My people migrated from the Tuscarora Indian Woods Reservation in Bertie County, NC and other places in the Tuscarora strongholds of northeastern NC to present day Robeson County, NC, bordering SC.  These were our old hunting grounds and after decades of injustices, we began the move to this place that holds some of the least desirable land in the region.  Swamps and pocosins were poor substitutes for the rich farmlands we once had, but it was a safer place, or so we thought.  It was not long before the settlers began following us and quickly established themselves as overlords in our new territory to enact white rule.  They were never bold enough to attempt to infiltrate our communities, but close enough to establish anti-Indian laws in the precinct that became Robeson County.  It was during this time that they would shame us for speaking our language, which they said we sounded like hoot owls and screech owls when we spoke.  It is easy to see how a European immigrant would think that, considering that in Tuscarora, the two most common standalone prefixes are “u,” which sounds like “ooo” and and “aw-,” compounded by the fact that the only lengthened sounds are vowel sounds.  After migrating from Indian Woods Reservation, some of our people settled at a place in our current territory they called Uhčíhręʔ Kì·nęʔ, meaning “Bear Creek,” but as more settlers moved into the area, they extended their English name, Rockfish Creek, as they called it, to blanket our language and then another Tuscarora place name was erased, although many Tuscaroras remembered it.    

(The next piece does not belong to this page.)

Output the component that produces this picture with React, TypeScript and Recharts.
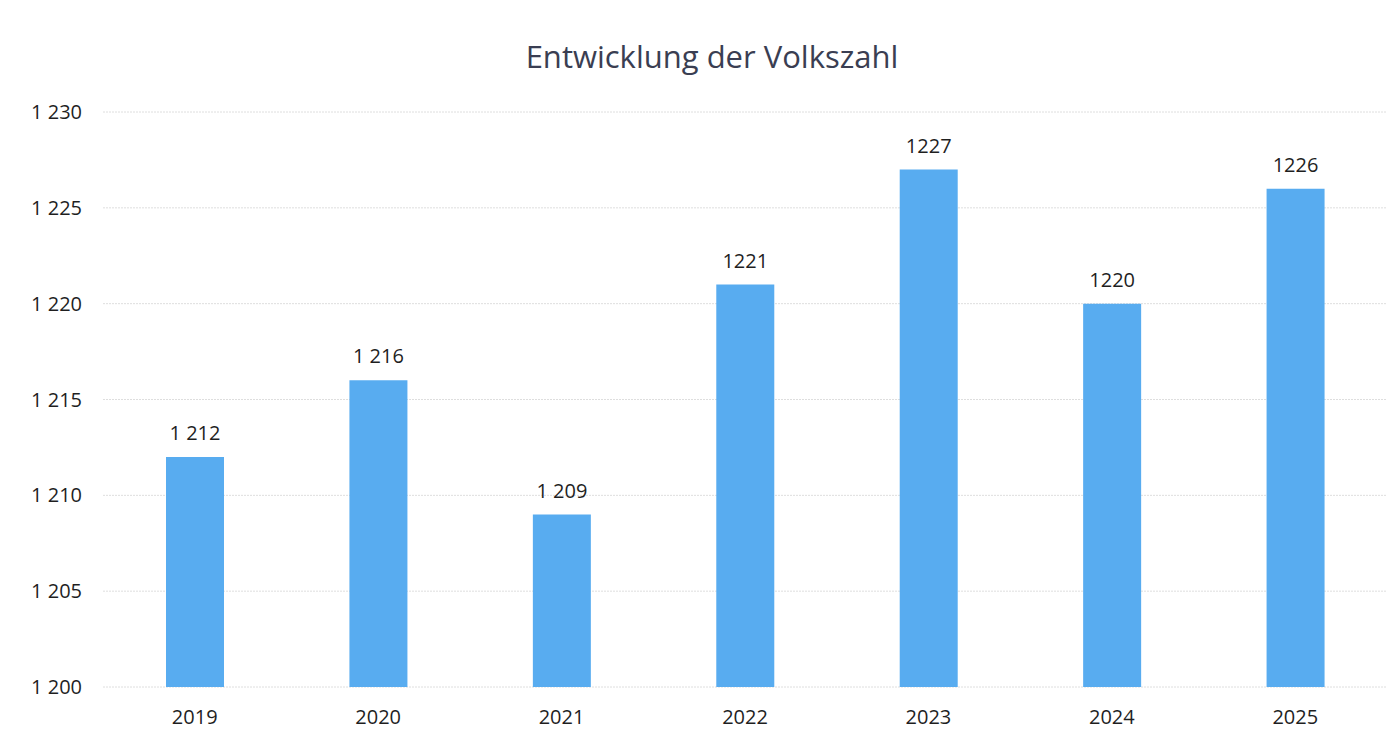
import { Bar, BarChart, CartesianGrid, LabelList, XAxis, YAxis } from 'recharts';

const years = ['2019', '2020', '2021', '2022', '2023', '2024', '2025'];
const population = [1212, 1216, 1209, 1221, 1227, 1220, 1226];
// labels as printed in the source (formatting is inconsistent there)
const valueLabels = ['1 212', '1 216', '1 209', '1221', '1227', '1220', '1226'];
const yTicks = [1200, 1205, 1210, 1215, 1220, 1225, 1230];

const data = years.map((year, i) => ({ year, value: population[i], label: valueLabels[i] }));

const FONT = '"Open Sans", "Noto Sans", sans-serif';
const TEXT = '#1f1f1f';

const formatTick = (v: number) => {
  const s = String(v);
  return s.length > 3 ? `${s.slice(0, s.length - 3)} ${s.slice(-3)}` : s;
};

function ValueLabel(props: any) {
  const { x, y, width, index } = props;
  return (
    <text
      x={x + width / 2}
      y={y - 17}
      textAnchor="middle"
      fill={TEXT}
      fontSize={20}
      fontFamily={FONT}
    >
      {valueLabels[index]}
    </text>
  );
}

export default function App() {
  return (
    <div style={{ position: 'absolute', left: 0, top: 0, width: 1392, height: 742, background: '#fff' }}>
      <div
        style={{
          position: 'absolute',
          top: 35,
          left: 0,
          width: 1424,
          textAlign: 'center',
          fontFamily: FONT,
          fontSize: 31,
          color: '#3a3e52',
        }}
      >
        Entwicklung der Volkszahl
      </div>
      <BarChart
        width={1392}
        height={742}
        data={data}
        margin={{ top: 112, right: 5, left: 23, bottom: 15 }}
        barCategoryGap={0}
      >
        <CartesianGrid vertical={false} stroke="#dedede" strokeDasharray="2 1" />
        <XAxis
          dataKey="year"
          axisLine={false}
          tickLine={false}
          tickSize={0}
          tickMargin={23}
          height={40}
          tick={{ fill: TEXT, fontSize: 20, fontFamily: FONT }}
        />
        <YAxis
          domain={[1200, 1230]}
          ticks={yTicks}
          allowDataOverflow
          axisLine={false}
          tickLine={false}
          tickSize={0}
          tickMargin={21}
          width={80}
          tickFormatter={formatTick}
          tick={{ fill: TEXT, fontSize: 20, fontFamily: FONT }}
        />
        <Bar dataKey="value" fill="#58acf0" barSize={58} isAnimationActive={false}>
          <LabelList dataKey="label" content={<ValueLabel />} />
        </Bar>
      </BarChart>
    </div>
  );
}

In the natural procession of life, our identities are cemented at an early age and our language is an integral component of our identities.  Remembering my grandmother’s tears of our lost language, at age 21 I set out to reclaim all the sacred that I could, to build on what we had left, because I did not want another generation of Tuscaroras growing up without the language that matches our blood.  I was hopeful when Blair Rudes published his Tuscarora dictionary and while a dictionary is not set up as a language course, it was still a great resource in our language revival.  Thankfully, the language seekers within my community had been making some progress. Rahθęʔnyéha·ʔ Chris Lowry was one of them.  He and I had mutual friends and after our paths crossed, we began working together. Finally there was a real sense of advancement, but there was an emotional undertow that I always tried to rise above until finally it could no longer be ignored.  The pang of shame Ifelt for having just embarked on actively learning my people’s language in my 40’s was crushing to me.  The feeling that this was something I should have known my entire life was strong and very real.  So then the course of our language revival has personally been a humbling experience. 

Both Sides The Neuse

Forwarding to July of 2016, Chris and I travelled to theTuscarora reservation in NY to attend the first annual Tuscarora Language Camp, sponsored by Nęyękwawętaʔθkwáhshek, which is the Tuscarora language preservation group.  Despite what I had begun to learn, I arrived at Tuscarora, NY as an absolute beginner in comparison to those from the rez, but was humbled by the patience and good minds of the individuals in the language preservation group.  Everyone else there had grown up with varying levels of exposure to the language, where I had none.  The Tuscarora reservation in NY is home to our relatives who migrated from the southern villages in NC and we who have remained in NC from the northern villages. Those who arrived in NY in 1715 after the war with the colonists in NC, they were surrounded by other Haudenosaunee people, which was at least an encouraging culture to sustain their langauge and customs, where those of us who remained in NC were left surrounded by enemies both old and new, including the settler’s rush to form oppressive white power structures that kept Natives under their power with pressure to assimilate. From our new home of Robeson County, our reconnaissance raids in SC to bring home Tuscarora slaves made us enemies of the SC government.  My uncle George Lowry (and grandfather of Rahθęʔnyéha·ʔ) in 1864 eulogized at the funerals of his three sons who were killed by the Confederate Home Guard and spoke of when the white man came to our lands we treated them kindly and they promised us that if we took up their ways, their language, “that we would prosper.  Now we get no justice and that in a land where we were always free.”

A New Hope

For years I have heard Native friends from different nations speak of wishing to connect with their ancestors and despairing over the disconnect of time and destabilization of our cultures.  I have told them that if they are interested in getting in touch with the ancestors, then learn their language because their worldview is intimately woven into every aspect of it and I would argue that this is the most effective way to see the world through their eyes.  The substantive progress of the Tuscarora language revival has been considerable.  The Tuscarora language preservation group has proven what many never believed was possible, which is consistent with the Tuscarora spirit; doubt us and we will prove the opposite.  More Tuscarora citizens are getting involved, Tuscarora musician Jennifer Kreisberg is performing and recording songs in the Tuscarora language, weddings and other ceremonies are being officiated in Tuscarora and the language learners are now having lengthy and complex conversations in the language. There is much to be proud and hopeful for.   Currently Ethnologue, which is an annual reference publication that provides statistics and other information on the living languages of the world, lists 245 indigenous languages in the United States,with 65 already extinct and 75 near extinction with only a few elder speakers left.  The last native born Tuscarora speaker was Rayę́ʔthuhs Howard Hill, who made The Journey in July of 2018.  He was Onondaga Eel Clan, but from the Tuscarora reservation.  He selflessly dedicated so much of his life to preserving the Tuscarora language.  Despite the government’s role in advocating the extinction of our languages, it is our responsibility, each and every one of us, to save them.  No outsider will come to save our languages for us.  This must be something we do on our own.  If there were ever a time to invigorate or reinvigorate one’s sense of duty to nation and honor to ancestors, that time is now.  The selfless act of passing on knowledge to others nurtures a sacred bond of interconnectedness that is imperative to the personal development of the youth and also fosters a genuine sense of belonging within a community in the elder generations. We have never been independent of others, but interdependent for survival.  I was never able to tell my grandmother “Kęnurę́hkhwaʔ” in our Tuscarora language, but maybe it is not too late for you to tell your family that you love them in your people’s language.